The request: Return each line of the data below verbatim; pictures are to be left out.

______

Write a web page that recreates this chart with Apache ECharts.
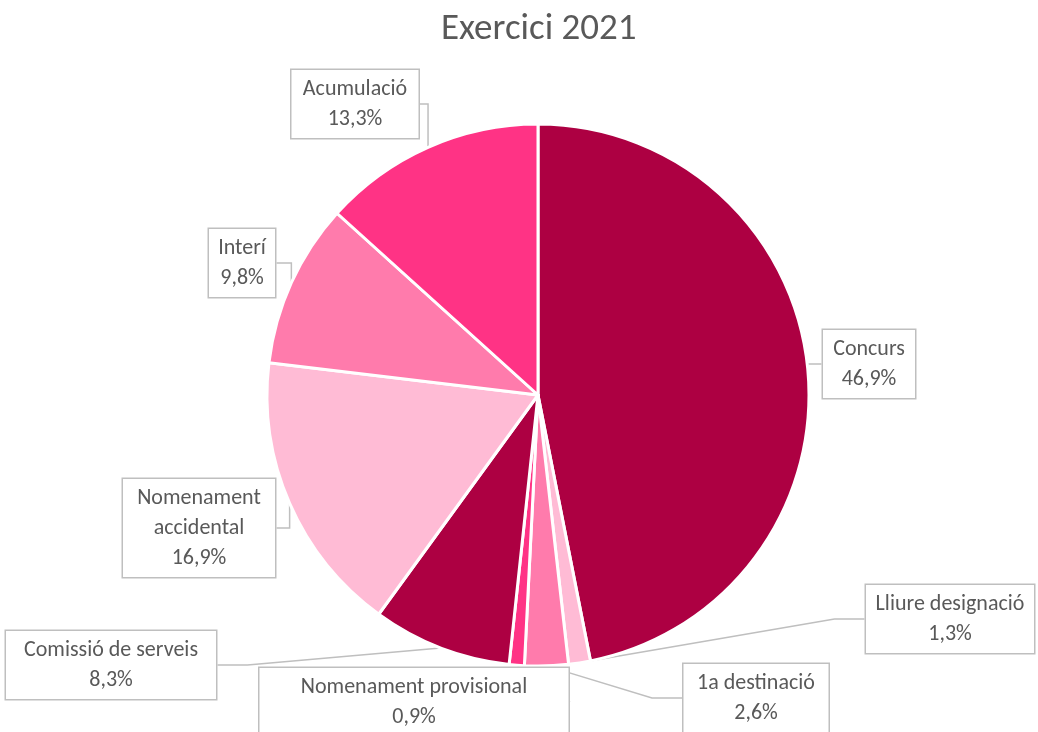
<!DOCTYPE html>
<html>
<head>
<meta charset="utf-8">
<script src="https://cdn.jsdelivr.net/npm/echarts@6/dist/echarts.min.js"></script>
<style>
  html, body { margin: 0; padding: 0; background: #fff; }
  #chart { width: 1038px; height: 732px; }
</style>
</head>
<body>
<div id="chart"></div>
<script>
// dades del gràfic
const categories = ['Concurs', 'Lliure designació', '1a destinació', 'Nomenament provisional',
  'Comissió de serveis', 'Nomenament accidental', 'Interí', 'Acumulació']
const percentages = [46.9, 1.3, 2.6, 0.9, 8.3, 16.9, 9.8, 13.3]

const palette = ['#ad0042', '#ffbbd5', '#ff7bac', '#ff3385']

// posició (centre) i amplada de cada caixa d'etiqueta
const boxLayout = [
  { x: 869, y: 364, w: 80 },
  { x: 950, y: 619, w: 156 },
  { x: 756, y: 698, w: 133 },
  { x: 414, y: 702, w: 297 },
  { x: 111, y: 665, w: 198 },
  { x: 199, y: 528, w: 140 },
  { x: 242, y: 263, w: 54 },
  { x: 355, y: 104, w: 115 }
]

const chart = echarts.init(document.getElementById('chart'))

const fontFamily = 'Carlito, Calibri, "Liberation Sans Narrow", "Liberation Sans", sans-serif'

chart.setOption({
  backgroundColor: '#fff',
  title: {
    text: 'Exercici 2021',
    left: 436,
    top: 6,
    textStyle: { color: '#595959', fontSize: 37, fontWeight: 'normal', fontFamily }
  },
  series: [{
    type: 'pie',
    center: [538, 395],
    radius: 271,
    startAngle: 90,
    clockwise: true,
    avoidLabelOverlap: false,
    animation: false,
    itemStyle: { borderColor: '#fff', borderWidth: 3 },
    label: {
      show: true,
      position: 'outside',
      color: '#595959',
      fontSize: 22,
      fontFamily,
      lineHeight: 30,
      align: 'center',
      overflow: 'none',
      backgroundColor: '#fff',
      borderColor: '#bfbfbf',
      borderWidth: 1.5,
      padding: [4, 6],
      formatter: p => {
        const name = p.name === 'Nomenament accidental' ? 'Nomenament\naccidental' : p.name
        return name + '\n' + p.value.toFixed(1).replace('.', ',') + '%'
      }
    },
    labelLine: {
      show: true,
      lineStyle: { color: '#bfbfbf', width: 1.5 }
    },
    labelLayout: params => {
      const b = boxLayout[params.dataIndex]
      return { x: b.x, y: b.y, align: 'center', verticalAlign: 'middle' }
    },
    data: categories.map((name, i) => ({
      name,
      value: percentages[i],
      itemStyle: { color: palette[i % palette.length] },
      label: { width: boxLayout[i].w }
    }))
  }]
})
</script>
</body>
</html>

______

Result of this exercise:
Write a web page that recreates this chart with Apache ECharts.
<!DOCTYPE html>
<html>
<head>
<meta charset="utf-8">
<script src="https://cdn.jsdelivr.net/npm/echarts@6/dist/echarts.min.js"></script>
<style>
  html, body { margin: 0; padding: 0; background: #fff; }
  #chart { width: 1038px; height: 732px; }
</style>
</head>
<body>
<div id="chart"></div>
<script>
// dades del gràfic
const categories = ['Concurs', 'Lliure designació', '1a destinació', 'Nomenament provisional',
  'Comissió de serveis', 'Nomenament accidental', 'Interí', 'Acumulació']
const percentages = [46.9, 1.3, 2.6, 0.9, 8.3, 16.9, 9.8, 13.3]

const palette = ['#ad0042', '#ffbbd5', '#ff7bac', '#ff3385']

// posició (centre) i amplada de cada caixa d'etiqueta
const boxLayout = [
  { x: 869, y: 364, w: 80 },
  { x: 950, y: 619, w: 156 },
  { x: 756, y: 698, w: 133 },
  { x: 414, y: 702, w: 297 },
  { x: 111, y: 665, w: 198 },
  { x: 199, y: 528, w: 140 },
  { x: 242, y: 263, w: 54 },
  { x: 355, y: 104, w: 115 }
]

const chart = echarts.init(document.getElementById('chart'))

const fontFamily = 'Carlito, Calibri, "Liberation Sans Narrow", "Liberation Sans", sans-serif'

chart.setOption({
  backgroundColor: '#fff',
  title: {
    text: 'Exercici 2021',
    left: 436,
    top: 6,
    textStyle: { color: '#595959', fontSize: 37, fontWeight: 'normal', fontFamily }
  },
  series: [{
    type: 'pie',
    center: [538, 395],
    radius: 271,
    startAngle: 90,
    clockwise: true,
    avoidLabelOverlap: false,
    animation: false,
    itemStyle: { borderColor: '#fff', borderWidth: 3 },
    label: {
      show: true,
      position: 'outside',
      color: '#595959',
      fontSize: 22,
      fontFamily,
      lineHeight: 30,
      align: 'center',
      overflow: 'none',
      backgroundColor: '#fff',
      borderColor: '#bfbfbf',
      borderWidth: 1.5,
      padding: [4, 6],
      formatter: p => {
        const name = p.name === 'Nomenament accidental' ? 'Nomenament\naccidental' : p.name
        return name + '\n' + p.value.toFixed(1).replace('.', ',') + '%'
      }
    },
    labelLine: {
      show: true,
      lineStyle: { color: '#bfbfbf', width: 1.5 }
    },
    labelLayout: params => {
      const b = boxLayout[params.dataIndex]
      return { x: b.x, y: b.y, align: 'center', verticalAlign: 'middle' }
    },
    data: categories.map((name, i) => ({
      name,
      value: percentages[i],
      itemStyle: { color: palette[i % palette.length] },
      label: { width: boxLayout[i].w }
    }))
  }]
})
</script>
</body>
</html>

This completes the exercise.